Today's post is lifted straight out of Keren Hannah Pryor's "Taste of Torah," a weekly email that goes out to a mailing list. It fits in quite nicely with some of the debates we've had online and offline.

    “Controversy for the Sake of Heaven”

    Pirkei Avot (The Sayings [or Ethics] of the Fathers) is a compact and outstanding collection of ancient Jewish wisdom. Avot 5:16 states: “An example of a controversy for the sake of heaven is a disagreement between Hillel and Shammai, while one that is not for the sake of heaven is the argument of Korach and his followers.” Hillel and Shammai were renowned rabbis of the Second Temple period. Each founded a school devoted to Torah learning and the expounding of halachah (the detailed oral laws and observances that govern daily life). Traditionally Beit Shammai (the school, or literally the House, of Shammai) held to stricter, more conservative rulings, whereas Beit Hillel was more flexible in its decisions. In general the rulings of Hillel prevailed.

    Yeshua was a contemporary of the revered grandson of Hillel, Rabbi Gamaliel (of whom the apostle Paul was a student), and Yeshua’s teachings reflected many of Beit Hillel’s views. Although Hillel and Shammai disagreed on many complicated spiritual issues, it is recorded that they still met as friends and at times enjoyed Shabbat dinners together. Their dispute was based on respect and friendship, and thus honored God.

    The heart of this type of positive disagreement is that the parties involved each “Love truth and peace” (Zechariah 8:19). The distinctive elements of a controversy for the sake of Heaven may be described as follows:

    1) The aim of the process is the search for truth and justice in accord with the will and Word of God.
    2) The dialogue does not preclude or endanger the possibility of “loving one another” at its conclusion and thereafter.
    3) The result should be the establishing of deeper relationship with God and one another in friendship, shalom, peace and love.

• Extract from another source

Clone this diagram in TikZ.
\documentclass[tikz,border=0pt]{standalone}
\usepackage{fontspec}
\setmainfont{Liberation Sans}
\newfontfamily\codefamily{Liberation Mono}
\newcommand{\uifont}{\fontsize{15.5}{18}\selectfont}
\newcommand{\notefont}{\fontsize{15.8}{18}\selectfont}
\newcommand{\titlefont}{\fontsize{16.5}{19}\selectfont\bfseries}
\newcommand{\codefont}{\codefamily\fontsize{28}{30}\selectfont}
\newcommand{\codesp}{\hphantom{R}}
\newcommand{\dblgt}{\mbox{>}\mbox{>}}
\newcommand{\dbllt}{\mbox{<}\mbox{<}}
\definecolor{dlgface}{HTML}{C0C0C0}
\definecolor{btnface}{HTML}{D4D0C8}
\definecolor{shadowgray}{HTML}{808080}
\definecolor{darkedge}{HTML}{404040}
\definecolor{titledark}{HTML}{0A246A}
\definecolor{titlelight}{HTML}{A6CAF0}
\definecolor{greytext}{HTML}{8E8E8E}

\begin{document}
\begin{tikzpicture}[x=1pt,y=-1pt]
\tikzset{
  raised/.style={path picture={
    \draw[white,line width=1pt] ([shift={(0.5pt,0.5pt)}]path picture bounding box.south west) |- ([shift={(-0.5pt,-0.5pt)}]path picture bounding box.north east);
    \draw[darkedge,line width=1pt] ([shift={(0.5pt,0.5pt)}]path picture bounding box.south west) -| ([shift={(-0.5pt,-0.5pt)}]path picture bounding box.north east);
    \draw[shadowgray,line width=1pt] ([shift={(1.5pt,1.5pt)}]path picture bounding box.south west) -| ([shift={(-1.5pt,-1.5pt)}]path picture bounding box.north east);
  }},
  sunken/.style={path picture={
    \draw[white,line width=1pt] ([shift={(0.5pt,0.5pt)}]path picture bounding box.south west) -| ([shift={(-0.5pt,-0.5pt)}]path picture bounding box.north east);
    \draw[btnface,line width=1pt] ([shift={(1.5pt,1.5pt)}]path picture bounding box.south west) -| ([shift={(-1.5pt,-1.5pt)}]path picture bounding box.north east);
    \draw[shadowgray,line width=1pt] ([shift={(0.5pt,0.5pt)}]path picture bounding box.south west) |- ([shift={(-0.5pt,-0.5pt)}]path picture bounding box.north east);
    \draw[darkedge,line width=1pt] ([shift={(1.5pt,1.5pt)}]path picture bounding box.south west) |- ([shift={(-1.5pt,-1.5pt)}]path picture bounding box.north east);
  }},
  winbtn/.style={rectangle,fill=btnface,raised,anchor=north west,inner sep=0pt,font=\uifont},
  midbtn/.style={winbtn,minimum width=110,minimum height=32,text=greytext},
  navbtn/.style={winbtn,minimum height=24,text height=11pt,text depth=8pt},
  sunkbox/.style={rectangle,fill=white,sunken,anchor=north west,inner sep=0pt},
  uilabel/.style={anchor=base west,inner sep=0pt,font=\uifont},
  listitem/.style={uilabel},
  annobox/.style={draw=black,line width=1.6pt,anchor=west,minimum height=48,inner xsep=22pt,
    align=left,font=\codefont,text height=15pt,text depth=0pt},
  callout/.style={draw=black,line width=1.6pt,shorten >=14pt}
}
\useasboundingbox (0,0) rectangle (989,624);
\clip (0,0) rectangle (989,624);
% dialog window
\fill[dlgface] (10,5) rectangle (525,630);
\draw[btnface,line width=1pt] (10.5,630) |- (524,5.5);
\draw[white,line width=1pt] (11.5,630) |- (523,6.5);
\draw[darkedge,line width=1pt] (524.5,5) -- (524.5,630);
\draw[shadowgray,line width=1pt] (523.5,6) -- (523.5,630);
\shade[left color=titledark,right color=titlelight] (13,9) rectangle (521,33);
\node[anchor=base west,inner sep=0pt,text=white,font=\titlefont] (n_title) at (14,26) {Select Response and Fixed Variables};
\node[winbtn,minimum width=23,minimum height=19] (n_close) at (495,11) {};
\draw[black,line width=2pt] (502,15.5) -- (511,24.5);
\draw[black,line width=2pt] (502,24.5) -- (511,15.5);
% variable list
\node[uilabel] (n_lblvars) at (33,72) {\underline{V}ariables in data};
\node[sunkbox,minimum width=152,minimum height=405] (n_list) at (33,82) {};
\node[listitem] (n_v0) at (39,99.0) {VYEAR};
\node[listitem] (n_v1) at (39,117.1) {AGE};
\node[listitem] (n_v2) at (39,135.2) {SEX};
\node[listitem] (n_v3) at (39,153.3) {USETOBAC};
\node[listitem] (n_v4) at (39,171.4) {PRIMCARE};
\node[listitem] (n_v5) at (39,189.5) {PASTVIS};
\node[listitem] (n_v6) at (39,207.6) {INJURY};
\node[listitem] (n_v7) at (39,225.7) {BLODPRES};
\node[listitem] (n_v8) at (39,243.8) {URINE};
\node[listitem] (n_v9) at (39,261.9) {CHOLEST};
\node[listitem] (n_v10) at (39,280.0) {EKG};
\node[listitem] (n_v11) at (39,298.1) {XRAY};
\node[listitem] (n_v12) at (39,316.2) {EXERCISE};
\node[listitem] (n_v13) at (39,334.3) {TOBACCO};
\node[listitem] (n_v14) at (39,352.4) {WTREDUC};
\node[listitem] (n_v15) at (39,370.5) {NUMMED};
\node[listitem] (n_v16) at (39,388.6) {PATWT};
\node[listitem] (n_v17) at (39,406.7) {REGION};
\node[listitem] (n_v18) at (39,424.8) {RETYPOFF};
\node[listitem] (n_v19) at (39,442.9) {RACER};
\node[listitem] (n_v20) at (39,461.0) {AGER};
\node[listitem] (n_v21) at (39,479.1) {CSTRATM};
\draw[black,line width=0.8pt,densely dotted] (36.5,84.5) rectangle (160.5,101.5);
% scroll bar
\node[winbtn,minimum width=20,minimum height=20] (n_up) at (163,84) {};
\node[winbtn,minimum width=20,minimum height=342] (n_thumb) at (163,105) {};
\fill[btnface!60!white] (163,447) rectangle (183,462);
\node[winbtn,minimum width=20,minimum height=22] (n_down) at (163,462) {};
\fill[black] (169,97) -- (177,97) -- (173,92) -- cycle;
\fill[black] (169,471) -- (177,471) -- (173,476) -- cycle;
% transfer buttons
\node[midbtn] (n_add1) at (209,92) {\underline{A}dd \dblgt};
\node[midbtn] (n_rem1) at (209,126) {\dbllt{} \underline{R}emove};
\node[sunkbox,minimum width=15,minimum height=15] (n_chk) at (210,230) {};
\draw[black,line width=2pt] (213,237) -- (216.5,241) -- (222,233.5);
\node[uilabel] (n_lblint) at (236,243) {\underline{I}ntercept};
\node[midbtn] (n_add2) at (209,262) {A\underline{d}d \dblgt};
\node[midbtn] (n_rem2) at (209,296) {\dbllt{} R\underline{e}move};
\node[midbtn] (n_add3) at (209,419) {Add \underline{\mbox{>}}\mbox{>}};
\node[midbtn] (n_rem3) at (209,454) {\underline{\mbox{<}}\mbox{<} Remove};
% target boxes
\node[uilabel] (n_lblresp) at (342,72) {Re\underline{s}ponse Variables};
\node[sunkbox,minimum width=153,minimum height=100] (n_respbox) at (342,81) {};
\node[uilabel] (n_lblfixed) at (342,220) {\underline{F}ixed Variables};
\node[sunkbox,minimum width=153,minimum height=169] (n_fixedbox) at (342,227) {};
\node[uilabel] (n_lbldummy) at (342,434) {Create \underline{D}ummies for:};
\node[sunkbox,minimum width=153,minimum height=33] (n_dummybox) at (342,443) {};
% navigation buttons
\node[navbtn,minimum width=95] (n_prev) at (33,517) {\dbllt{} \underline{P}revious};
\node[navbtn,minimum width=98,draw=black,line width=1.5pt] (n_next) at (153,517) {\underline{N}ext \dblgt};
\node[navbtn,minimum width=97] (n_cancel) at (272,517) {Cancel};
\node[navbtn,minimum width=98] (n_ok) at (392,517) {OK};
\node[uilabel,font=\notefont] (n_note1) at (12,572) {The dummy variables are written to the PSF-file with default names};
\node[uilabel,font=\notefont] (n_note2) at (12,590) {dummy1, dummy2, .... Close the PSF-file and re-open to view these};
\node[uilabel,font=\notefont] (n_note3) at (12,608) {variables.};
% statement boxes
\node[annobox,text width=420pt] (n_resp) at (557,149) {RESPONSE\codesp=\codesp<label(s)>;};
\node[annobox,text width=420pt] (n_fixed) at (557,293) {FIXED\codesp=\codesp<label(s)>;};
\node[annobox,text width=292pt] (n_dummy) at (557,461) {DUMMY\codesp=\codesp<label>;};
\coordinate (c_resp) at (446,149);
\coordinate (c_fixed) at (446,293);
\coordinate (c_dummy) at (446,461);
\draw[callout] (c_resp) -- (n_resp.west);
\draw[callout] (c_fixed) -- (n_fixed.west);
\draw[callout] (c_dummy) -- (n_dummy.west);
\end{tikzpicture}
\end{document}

Positive disagreement. For those of us that enjoy debate, but also enjoy love and peace, this is a wonderful reminder. The reason we discuss church, religion, and philosophy to the extent that we do, is that it is very important to us. Most of us are striving to find the "will and Word of God," and we wouldn't be so passionate about it otherwise.

Having disputes that can still be based on respect, friendship, and love can, indeed, honor God.

3 comments:

Joe B said...

Subscribe. She's awesome.(Be taught by a woman! It's wicked!)

Big Doofus said...

This is stupid and so are you!

(please note: sarcasm, irony, me attempting to be funny, me being stupid, me refusing to use capital letters in this note)

Joe B said...

I think this has gotten entirely out of hand, and these personal attacks are out of place on a blog that professes blah blah blah...

(Ooooh, I've always wanted to do that!)